Bless the Lord, winter cold and summer heat

This has been a year of weather extremes in Portland. Last winter the city was socked by snow and ice storms it didn't have the money, equipment, personnel, or material (salt and sand) to deal with. Everything was shut down for days. We couldn't get our car out of the cul-de-sac for a week - which was fine with me.

Last month, Portland came within a degree of breaking its all-time high temperature. I heard from someone that that day Portland was the third hottest place in the world, hotter even than Riyadh, Saudi Arabia. Portland also came close to breaking its record for the most consecutive days over 100 degrees. The weather yesterday was a relatively mild 85 degrees but it was humid and I was grumpy.

I've expended a lot of energy this year complaining about the weather. I know we don't have it so bad - I've heard stories of heat in Phoenix so intense that it melts the pavement - but perspective is difficult for me on this. Mid-August is usually when I start to physically crave the rain, and this year especially so.

I've been reading Kathleen Norris's latest book, "Acedia & Me." In addition to being a personal, cultural, historical, spiritual and literary exploration of acedia - an uncommon enough word, meaning "absence of care," that Microsoft Word doesn't recognize it - this moving book recalls her marriage to the poet David Dwyer, his struggles with mental illness, and his death from cancer in 2003.

There is a passage in chapter six in which Norris remembers walking to visit her husband in a psychiatric ward on a day when it was so frigid that it hurt to breathe. As she cursed the cold and icy pavement under feet, she recalled the words of a canticle from the Sunday divine office. She was, she wrote, unaccountably consoled. "The words were now a part of me, and when I most needed them, the rhythms of my walking had stirred them up, to erode my anxiety and self-pity, and remind me that blessings may be found in all things." All things, indeed.

I don't spend enough time memorizing scripture. I tend to intellectualize it. I forget that there is power there. The fourth century Desert Fathers and Mothers believed that even when a monk was reciting words of scripture in a language he did not understand, the demons with which he was in constant struggle were forced to flee.

Today I'm trying to commit to memory the words from Kathleen Norris's canticle.

Bless the Lord, winter cold and summer heat...
Bless the Lord, dews and falling snow...
Bless the Lord, nights and days...
Bless the Lord, light and darkness...
Bless the Lord, ice and cold...
Bless the Lord, frosts and snows;
sing praise to him and highly exalt him forever

(Daniel 3:45-50)


  1. No way Portland was the third hottest place in the world unless Phoenix was in the top two.

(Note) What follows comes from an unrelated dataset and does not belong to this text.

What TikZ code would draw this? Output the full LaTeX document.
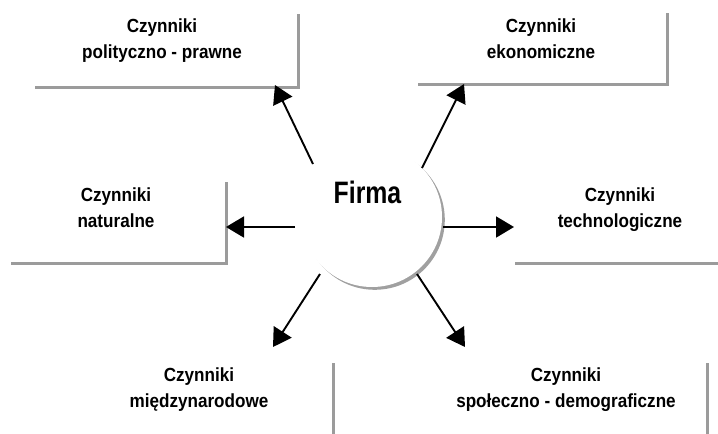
\documentclass[tikz,border=0pt]{standalone}
\usepackage{fontspec}
\setmainfont{Liberation Sans}
\newfontfamily\labelfont{Liberation Sans}[FakeStretch=0.9]
\newfontfamily\firmafont{Liberation Sans}[FakeStretch=0.8]
\usetikzlibrary{arrows.meta}
\definecolor{boxgray}{RGB}{155,155,155}
\definecolor{rimgray}{RGB}{160,160,160}

\begin{document}
\begin{tikzpicture}[x=1pt,y=-1pt,
  factor/.style={font=\labelfont\bfseries\fontsize{19}{26}\selectfont,
    align=center, inner sep=0pt, anchor=north},
  boxedge/.style={line width=3pt, draw=boxgray},
  influence/.style={line width=1.9pt,
    -{Triangle[length=18pt,width=21pt]}}
]
\useasboundingbox (0,0) rectangle (718,434);

% central firm: white disc with a grey rim on its lower right
\fill[rimgray] (374.8,219.8) circle[radius=70];
\node[circle, fill=white, minimum size=140pt, inner sep=0pt] (firma) at (372,217) {};
\node[font=\firmafont\bfseries\fontsize{31}{31}\selectfont, inner sep=0pt, anchor=base]
  (firmalabel) at (367.5,203) {Firma};

% factor labels
\node[factor] (pp)   at (162,19)  {Czynniki\\polityczno - prawne};
\node[factor] (ek)   at (541,19)  {Czynniki\\ekonomiczne};
\node[factor] (nat)  at (116,188) {Czynniki\\naturalne};
\node[factor] (tech) at (620,188) {Czynniki\\technologiczne};
\node[factor] (mn)   at (199,368) {Czynniki\\międzynarodowe};
\node[factor] (sd)   at (566,368) {Czynniki\\społeczno - demograficzne};

% box edges (right and bottom sides only)
\draw[boxedge] (298,14) -- (298,87) -- (35,87);
\draw[boxedge] (667,13) -- (667,84) -- (418,84);
\draw[boxedge] (226,182) -- (226,263) -- (11,263);
\draw[boxedge] (515,263) -- (718,263);
\draw[boxedge] (333,363) -- (333,434);
\draw[boxedge] (707,363) -- (707,434);

% arrow end points
\coordinate (s1) at (313,164); \coordinate (e1) at (275,85);
\coordinate (s2) at (422,168); \coordinate (e2) at (464,84);
\coordinate (s3) at (295,227); \coordinate (e3) at (226,227);
\coordinate (s4) at (443,227); \coordinate (e4) at (514,227);
\coordinate (s5) at (320,274); \coordinate (e5) at (273,347);
\coordinate (s6) at (417,274); \coordinate (e6) at (465,347);

\draw[influence] (s1) -- (e1);
\draw[influence] (s2) -- (e2);
\draw[influence] (s3) -- (e3);
\draw[influence] (s4) -- (e4);
\draw[influence] (s5) -- (e5);
\draw[influence] (s6) -- (e6);
\end{tikzpicture}
\end{document}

    To be fair, though, Portland was probably more unbearable.

  2. I hear you on the memorizing scripture thing. I always feel like a less hot version of Mandy Moore in a Walk to Remember though when I'm trying to recite verses(a dorky Bible beater). However, there have been some tough times in my life when a verse that I didn't even realize I knew has kept me going. Right now it's this one:

    Matthew 6:25-27

    25"Therefore I tell you, do not worry about your life, what you will eat or drink; or about your body, what you will wear. Is not life more important than food, and the body more important than clothes? 26Look at the birds of the air; they do not sow or reap or store away in barns, and yet your heavenly Father feeds them. Are you not much more valuable than they? 27 Who of you by worrying can add a single hour to his life?"